▸ Task brief: Could you copy exactly the lines from the start of the records through the one containing "const suwonAverage = '1.1회'", both included, and leave out the pictures?

>> begin

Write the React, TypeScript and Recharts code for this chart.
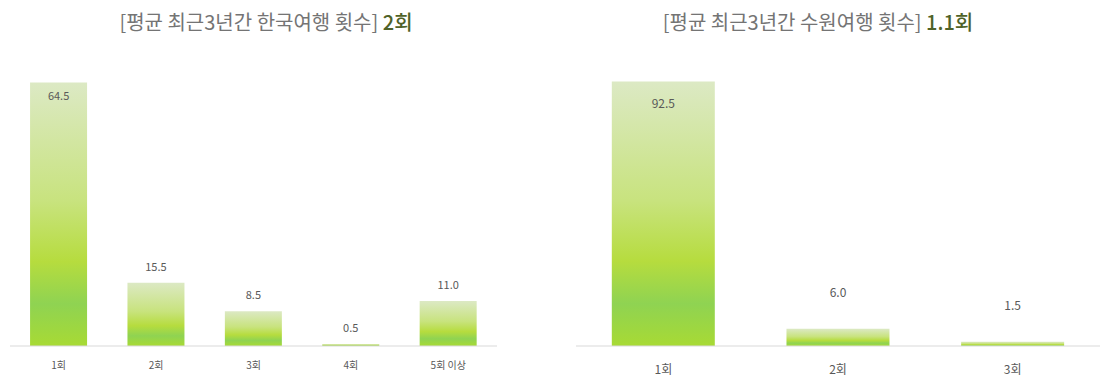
import { BarChart, Bar, XAxis, YAxis, LabelList } from 'recharts'

const koreaCategories = ['1회', '2회', '3회', '4회', '5회 이상']
const koreaValues = [64.5, 15.5, 8.5, 0.5, 11.0]
const koreaAverage = '2회'

const suwonCategories = ['1회', '2회', '3회']
const suwonValues = [92.5, 6.0, 1.5]
const suwonAverage = '1.1회'

const FONT = '"Noto Sans CJK KR", "Noto Sans", sans-serif'
const TEXT = '#595959'
const AXIS_Y = 346

function Gradient({ id }: { id: string }) {
  return (
    <defs>
      <linearGradient id={id} x1="0" y1="0" x2="0" y2="1">
        <stop offset="0%" stopColor="#dce9c4" />
        <stop offset="45%" stopColor="#c8e37e" />
        <stop offset="68%" stopColor="#b6dc3e" />
        <stop offset="84%" stopColor="#8fd352" />
        <stop offset="100%" stopColor="#a8da34" />
      </linearGradient>
    </defs>
  )
}

function makeLabel(max: number, above: number, inside: number, fontSize: number) {
  return (props: any) => {
    const { x, y, width, value } = props
    const ty = value === max ? y + inside : y - above
    return (
      <text x={x + width / 2} y={ty} textAnchor="middle" dominantBaseline="middle" fill={TEXT} fontSize={fontSize} fontFamily={FONT}>
        {Number(value).toFixed(1)}
      </text>
    )
  }
}

// tick text placed at a fixed distance below the axis line
function makeTick(offset: number, fontSize: number) {
  return (props: any) => {
    const { x, payload } = props
    return (
      <text x={x} y={AXIS_Y + offset} textAnchor="middle" dominantBaseline="middle" fill={TEXT} fontSize={fontSize} fontFamily={FONT}>
        {payload.value}
      </text>
    )
  }
}

function Title({ label, value, center }: { label: string; value: string; center: number }) {
  return (
    <div style={{ position: 'absolute', top: 7, left: center - 250, width: 500, textAlign: 'center', fontFamily: FONT, fontSize: 20, lineHeight: '30px', color: '#747474', whiteSpace: 'nowrap' }}>
      {label} <span style={{ color: '#4f6228', fontWeight: 500 }}>{value}</span>
    </div>
  )
}

export default function App() {
  const korea = koreaCategories.map((c, i) => ({ name: c, value: koreaValues[i] }))
  const suwon = suwonCategories.map((c, i) => ({ name: c, value: suwonValues[i] }))
  return (
    <div style={{ position: 'relative', width: 1101, height: 377, background: '#fff' }}>
      <style>{'body { margin: 0; }'}</style>
      <Title label="[평균 최근3년간 한국여행 횟수]" value={koreaAverage} center={266} />
      <Title label="[평균 최근3년간 수원여행 횟수]" value={suwonAverage} center={818} />

      <div style={{ position: 'absolute', left: 0, top: 0 }}>
        <BarChart width={560} height={377} data={korea} margin={{ top: 60, right: 63, bottom: 0, left: 10 }} barCategoryGap="20.6%">
          <Gradient id="gradLeft" />
          <XAxis dataKey="name" height={31} tickLine={false} axisLine={{ stroke: '#d9d9d9' }} tick={makeTick(20, 10)} interval={0} />
          <YAxis hide domain={[0, 70]} />
          <Bar dataKey="value" fill="url(#gradLeft)" isAnimationActive={false}>
            <LabelList dataKey="value" content={makeLabel(64.5, 15, 15, 11)} />
          </Bar>
        </BarChart>
      </div>

      <div style={{ position: 'absolute', left: 560, top: 0 }}>
        <BarChart width={541} height={377} data={suwon} margin={{ top: 60, right: 1, bottom: 0, left: 16 }} barCategoryGap="20.5%">
          <Gradient id="gradRight" />
          <XAxis dataKey="name" height={31} tickLine={false} axisLine={{ stroke: '#d9d9d9' }} tick={makeTick(25, 12)} interval={0} />
          <YAxis hide domain={[0, 100]} />
          <Bar dataKey="value" fill="url(#gradRight)" isAnimationActive={false}>
            <LabelList dataKey="value" content={makeLabel(92.5, 35, 23, 12)} />
          </Bar>
        </BarChart>
      </div>
    </div>
  )
}
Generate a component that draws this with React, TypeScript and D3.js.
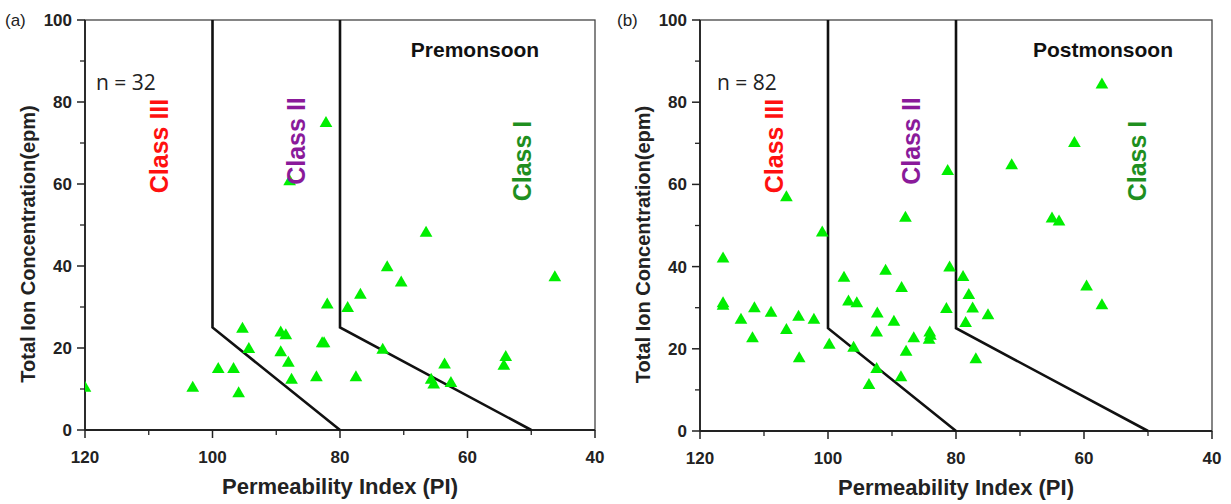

>> end

▸ Exercise solution:
Write the React, TypeScript and Recharts code for this chart.
import { BarChart, Bar, XAxis, YAxis, LabelList } from 'recharts'

const koreaCategories = ['1회', '2회', '3회', '4회', '5회 이상']
const koreaValues = [64.5, 15.5, 8.5, 0.5, 11.0]
const koreaAverage = '2회'

const suwonCategories = ['1회', '2회', '3회']
const suwonValues = [92.5, 6.0, 1.5]
const suwonAverage = '1.1회'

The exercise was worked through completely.